Belangrijk om te weten
Beroepsgeheim
Het beroepsgeheim als hulpverlener blijft ook na de zelfdoding van een patiënt gelden, zowel ten opzichte van familieleden als ten opzichte van andere patiënten, collega's
en andere betrokkenen. Hier staat tegenover dat de omgeving echter net nood heeft aan informatie en er kunnen ook geruchten of mythes de ronde doen. Deze ontkracht je best meteen: niemand heeft baat ook foute info en wanneer je geen details geeft over de feiten, schendt je het beroepsgeheim ook niet. Wanneer het duidelijk is dat alle betrokkenen op de hoogte zijn van wat er gebeurd is, hoef je dit ook niet te ontkennen.
Dossierinzage
Wat betreft het inzagerecht van het dossier na het overlijden, hebben de echtgeno(o)t(e),
partner en bloedverwanten tot en met de tweede graad recht om het dossier te laten inkijken door een door hen aangeduide arts (Wet betreffende de Rechten van de Patiënt, art. 9, §4). Bij een aanvraag om het dossier te laten inkijken moet het verzoek duidelijk worden gemotiveerd en gespecifieerd.
De familie en vrienden van de overledene ondersteunen
Handvaten:
- Eerste gesprek met collega of leidinggevende
- Familie beluisteren, opvangen & steunen
- Ruimte laten voor vragen stellen & gevoelens uiten
- Eigen beleving en emoties uiten
- Hou rekening met mogelijke kwaadheid en schuldprojecties, dan kan het ook een optie zijn om het gesprek zelf (nog) niet te voeren met de familie maar een collega of leidinggevende dit te laten doen
Informeer hen over:
- Geleverde inspanningen zonder schenden van het beroepsgeheim.
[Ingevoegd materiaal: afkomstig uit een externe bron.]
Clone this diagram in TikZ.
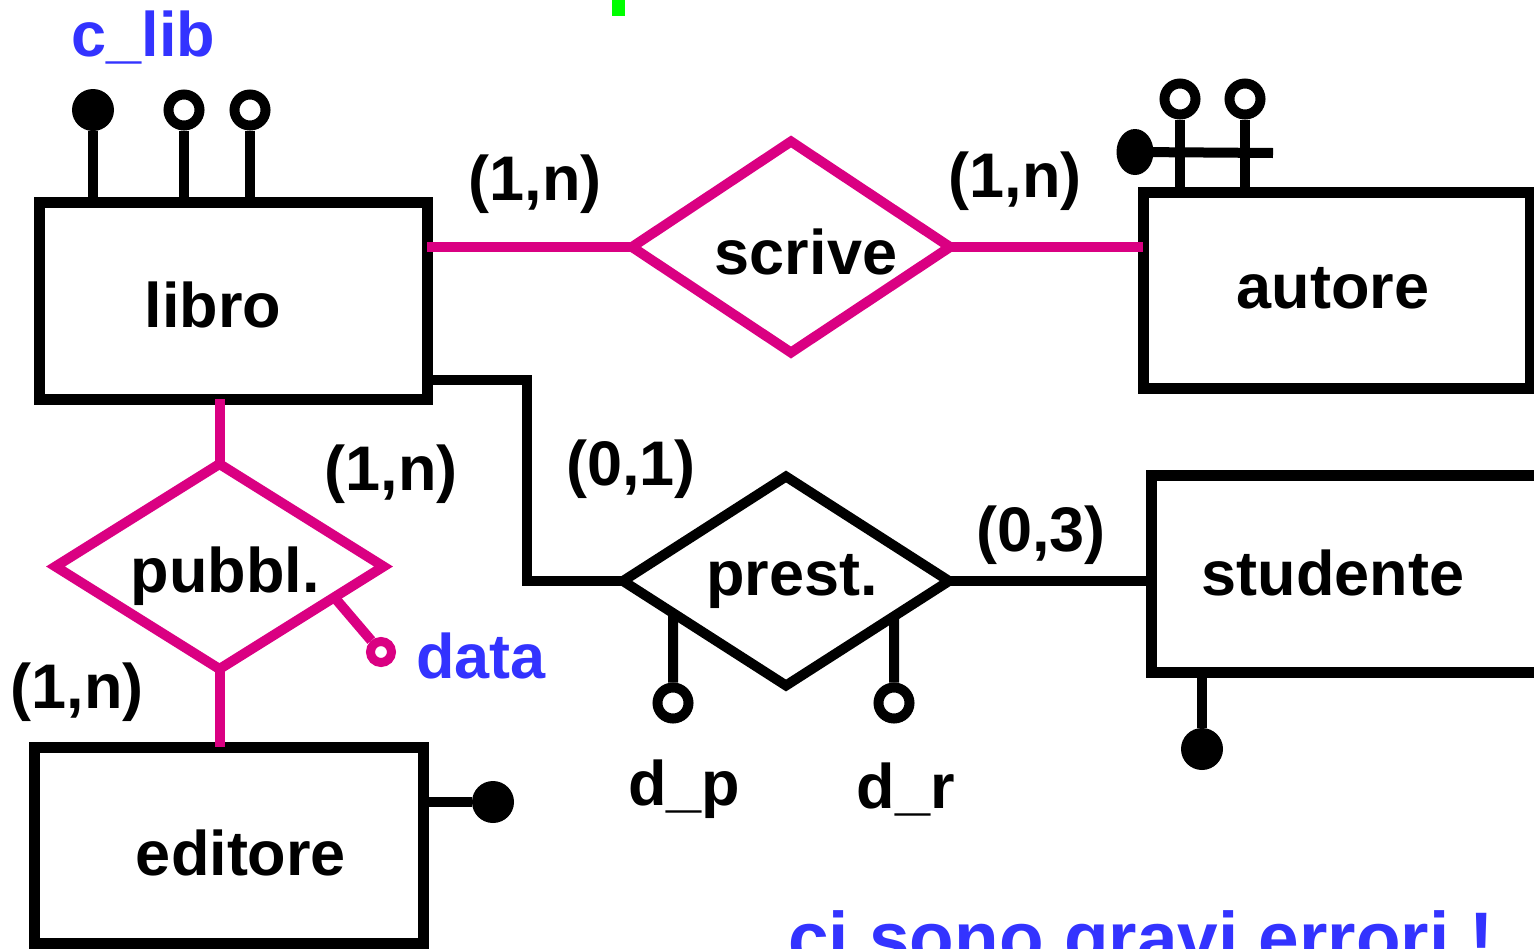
\documentclass[tikz,border=0pt]{standalone}
\usepackage{fontspec}
\setmainfont{Liberation Sans}
\usepackage{tikz}
\usetikzlibrary{shapes.geometric,calc}
\definecolor{relmag}{RGB}{218,0,130}
\definecolor{attblue}{RGB}{51,51,255}
\definecolor{topgreen}{RGB}{0,255,0}

\begin{document}
\begin{tikzpicture}[x=1pt, y=-1pt,
    entity/.style={draw, rectangle, line width=11pt, outer sep=0pt, inner sep=0pt},
    rel/.style={draw, diamond, line width=10pt, outer sep=0pt, inner sep=0pt},
    lbl/.style={font=\fontsize{63}{63}\selectfont\bfseries, inner sep=0pt, anchor=base},
    conn/.style={line width=10pt},
    keydot/.style={circle, fill=black, inner sep=0pt, minimum size=42pt},
    attring/.style={circle, draw, line width=10pt, inner sep=0pt, minimum size=31pt}]
    \useasboundingbox (0,0) rectangle (1534,948);
    \clip (0,0) rectangle (1534,948);
    \fill[topgreen] (612,0) rectangle (625,16);
    % Entities
    \node[entity, minimum width=388pt, minimum height=197pt] (libro) at (233,300.5) {};
    \node[lbl] (libro-t) at (213,327) {libro};
    \node[entity, minimum width=387pt, minimum height=196pt] (autore) at (1336.5,290) {};
    \node[lbl] (autore-t) at (1333,308) {autore};
    \node[entity, minimum width=409pt, minimum height=197pt] (studente) at (1355.5,573.5) {};
    \node[lbl] (studente-t) at (1333,595) {studente};
    \node[entity, minimum width=389pt, minimum height=196pt] (editore) at (228.5,845) {};
    \node[lbl] (editore-t) at (241,875) {editore};
    % Relationships
    \node[rel, draw=relmag, minimum width=318pt, minimum height=211pt] (scrive) at (791,247) {};
    \node[lbl] (scrive-t) at (806,274) {scrive};
    \node[rel, minimum width=326pt, minimum height=209pt] (prest) at (786,581) {};
    \node[lbl] (prest-t) at (792,595) {prest.};
    \node[rel, draw=relmag, minimum width=328pt, minimum height=205pt] (pubbl) at (219.5,566.5) {};
    \node[lbl] (pubbl-t) at (225,592) {pubbl.};
    % Connections
    \draw[conn, relmag] (libro.east |- scrive.west) -- (scrive.west);
    \draw[conn, relmag] (scrive.east) -- (scrive.east -| autore.west);
    \coordinate (bend) at (527,380);
    \draw[conn] (libro.east |- bend) -- (bend) |- (prest.west);
    \draw[conn] (prest.east) -- (prest.east -| studente.west);
    \draw[conn, relmag] (pubbl.north |- libro.south) -- (pubbl.north);
    \draw[conn, relmag] (pubbl.south) -- (pubbl.south |- editore.north);
    % Cardinalities
    \node[lbl] (c1) at (535,200) {(1,n)};
    \node[lbl] (c2) at (1015,197) {(1,n)};
    \node[lbl] (c3) at (391,490) {(1,n)};
    \node[lbl] (c4) at (77,708) {(1,n)};
    \node[lbl] (c5) at (631,485) {(0,1)};
    \node[lbl] (c6) at (1041,551) {(0,3)};
    % Attributes of libro
    \node[keydot] (lk) at (93,110) {};
    \node[attring] (la1) at (184,110) {};
    \node[attring] (la2) at (250,110) {};
    \draw[conn] (lk) -- (lk |- libro.north);
    \draw[conn] (la1) -- (la1 |- libro.north);
    \draw[conn] (la2) -- (la2 |- libro.north);
    \node[lbl, text=attblue] (clib) at (143.5,56) {c\_lib};
    % Attributes of autore
    \node[ellipse, fill=black, inner sep=0pt, minimum width=37pt, minimum height=46pt] (ak) at (1135,152) {};
    \node[attring] (aa1) at (1180,99) {};
    \node[attring] (aa2) at (1245,99) {};
    \draw[conn] (aa1) -- (aa1 |- autore.north);
    \draw[conn] (aa2) -- (aa2 |- autore.north);
    \coordinate (akend) at (1273,153);
    \draw[conn] (ak.center) -- (akend);
    % Attributes of prest.
    \node[attring] (dp) at (673,703) {};
    \node[attring] (dr) at (894,703) {};
    \draw[conn] (dp) -- ($(prest.west)!0.307!(prest.south)$);
    \draw[conn] (dr) -- ($(prest.east)!0.337!(prest.south)$);
    \node[lbl] (dp-t) at (684,805) {d\_p};
    \node[lbl] (dr-t) at (906,808) {d\_r};
    % Attribute of pubbl.
    \node[circle, draw=relmag, line width=9pt, inner sep=0pt, minimum size=21pt] (dring) at (381,652) {};
    \draw[line width=10pt, relmag] ($(pubbl.east)!0.3!(pubbl.south)$) -- (dring);
    \node[lbl, text=attblue] (data) at (481,678) {data};
    % Keys of studente and editore
    \node[keydot] (sk) at (1202,749) {};
    \draw[conn] (sk) -- (sk |- studente.south);
    \node[keydot] (ek) at (493,802) {};
    \draw[conn] (ek) -- (ek -| editore.east);
    % Note
    \node[lbl, anchor=base west, text=attblue, font=\fontsize{73}{73}\selectfont\bfseries] (note) at (788,963) {ci sono gravi errori !};
\end{tikzpicture}
\end{document}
Leg hierbij ook uit wat je kan en niet kan zeggen door het beroepsgeheim en de wetgeving van rechten van de patiënt.
- Info over (rouwen na) zelfdoding, psycho-educatie
- Suïcidaal proces & Verklarend model indien ze antwoorden zoeken op de waaromvraag
- Praktische, administratieve, juridische aspecten
- Hulpverleningsadressen
"Spreken is een manier om een band te maken met iemand anders, maar met je lijden sta je fundamenteel alleen. Je kan wel iets betekenen voor iemand anders, maar dat is begrensd. Ik wist dat allemaal wel al, maar door de zelfmoord van Tony, is die overtuiging versterkt."